Yesterday, Jakartans went to the polling stations to choose between a Chinese-Indonesian incumbent accused of blasphemy by conservative Muslims, a former president’s son, and a former education minister as the next governor of Indonesia’s capital.
Incumbent Basuki Tjahaja Purnama leads the race with 42.87% of votes, followed by former minister Anies Baswedan with 39.76%, according to a quick sample count of votes by Kompas daily’s research and development team. The election commission’s deadline to tally the votes is February 27. The commission is expected to announce the result by March 4. Based on pollsters’ quick count results, the election seems set to head for a second round in April.
The 2017 Jakarta gubernatorial election may be one of the most important local elections in Indonesia’s history.

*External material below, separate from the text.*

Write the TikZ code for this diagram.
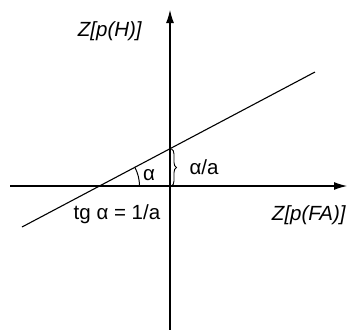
\documentclass[tikz,border=0pt]{standalone}
\usepackage{fontspec}
\setmainfont{Liberation Sans}
\usetikzlibrary{arrows.meta,decorations.pathreplacing,angles}
\begin{document}
\begin{tikzpicture}[x=1pt,y=-1pt,font=\fontsize{20.5}{24}\selectfont,
  axis/.style={line width=1.1pt,-{Latex[length=13pt,width=8pt]}},
  lbl/.style={inner sep=0pt}]
 \useasboundingbox (0,0) rectangle (349,330);
 % axes
 \coordinate (xl) at (10,186); \coordinate (xr) at (347,186);
 \coordinate (yb) at (170,330); \coordinate (yt) at (170,10);
 \draw[axis] (xl) -- (xr); \draw[axis] (yb) -- (yt);
 % line and its crossings
 \coordinate (ll) at (22,227); \coordinate (lr) at (315,72);
 \draw[line width=1.1pt] (ll) -- (lr);
 \coordinate (cx) at (99.5,186); \coordinate (cy) at (170,149);
 \coordinate (o) at (170,186);
 \pic[draw,line width=1pt,angle radius=40pt]{angle=xr--cx--lr};
 \draw[line width=0.9pt,decorate,decoration={brace,amplitude=5pt}] ([xshift=1.5pt]cy) -- ([xshift=1.5pt]o);
 % labels
 \node[lbl] (zh) at (110,31) {\textit{Z[p(H)]}};
 \node[lbl] (zfa) at (309,215) {\textit{Z[p(FA)]}};
 \node[lbl] (al) at (149,175) {α};
 \node[lbl] (ala) at (204,167) {α/a};
 \node[lbl] (tg) at (117,214) {tg α = 1/a};
\end{tikzpicture}
\end{document}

This election will influence whether reforms to transform Indonesia’s politics from an oligarchic system to a stronger democracy prevail. It will also determine the future path of Indonesian political trajectory in its relation between religion and the State.
A stepping stone
The Jakarta governor seat is coveted for its heightened political implication. Since president Joko Widodo won 2014 presidential election after his two-year stint as Jakarta governor, observers and individual politicians perceive the position as a stepping stone to the presidency.
It wasn’t always the way. Before 2012, individual politicians viewed the Jakarta governor post primarily as an administrative position. But, political parties covet it for its enormous budget. Jakarta’s projected annual budget this year is approximately Rp 62 trillion (or US$4.6 billion). The governor controls local state owned businesses (BUMD) worth Rp 82 trillion (or US$ 6.1 billion) in total assets in 2015.
Now, after Widodo, popularly called Jokowi, won the presidency, the race for the Jakarta governor’s post gives nation-wide exposure for every candidate. It also draws international attention.
It is now seen not only as a source of funding for political parties, but also a strategic position for a political career.
But that’s not the main reason this election is so important.
The Jakarta election has been marked by a strong resistance against the Christian Purnama, Jokowi’s former deputy who replaced him as governor. Popularly known as Ahok, he is backed by the Indonesia Democratic Party of Struggle (PDI-P), Jokowi’s ruling party.
Ahok is currently on trial for religious blasphemy after criticising his opponents for using Koran verses to warn against voting for him. In November and December, Jakarta saw large rallies demanding his imprisonment.
The resistance to Ahok’s nomination is greater than the political interests of his opponents.
The major players who were involved in building a narrative against Ahok and mobilising the masses are those whose resources had been cut off by the “new wave politicians”, spearheaded by President Joko Widodo.
These politicians, including Ahok, Bandung mayor Ridwan Kamil, and Surabaya mayor Tri Rismaharini, who come from outside of the political cartel, are pushing for reforms, cutting off lucrative resources to political-religious actors.
This certainly has stepped on many interests, including quasi-religious organisations such as Indonesia’s top Muslim clerical body, the Council of Indonesian Ulema (MUI). For instance, the Jokowi government has cut MUI’s monopoly for religious certifications.
Another key issue is the effect it would have on religion-state relations in Indonesia.
Ahok’s opponents’ camps have approached radical Muslim groups that organised rallies against Ahok.
A country of more than 400 ethnic groups, 700 languages, and six religions (that are officially acknowledged), Indonesia by nature and historical memory is open and pluralistic.
A Muslim majority, ethnic and religious issues in Indonesia have caused some tension. But never as volatile as that of the Middle East. Indonesia saw violent conflicts in Moluccas islands’ capital Ambon and in Poso, Central Sulawesi. But those were also against the characteristic of inter-ethnic and religious relations in Indonesia. Extremists from Java fuelled the conflict that lasted between 1999 and 2001.
In the past ten to 15 years, religious issues have become hot buttons. Indonesians have seen hardline Muslims, often with government support, attack the Ahmadiya and Shia Muslims, and shuttered churches in Indonesia.
Indonesia’s social fabric is mostly tolerant. The majority of the country’s different ethnic and religious groups have managed to live peacefully side by side. But the legal framework and politicians thrive on religious and ethnic conflicts.
A litmus test
The Jakarta election is a litmus test of the true feelings of Indonesians represented in Jakarta. Would religious and ethnic narratives be effective at swaying voters?
The result of this election will not necessarily answer whether Indonesian Muslims are tolerant or intolerant. But it will be a steep learning curve for politicians.
If religion and ethnic primordial lines make or break this election, politicians and Islamist groups will continue to destroy Indonesian pluralistic and tolerant Islam for political gains.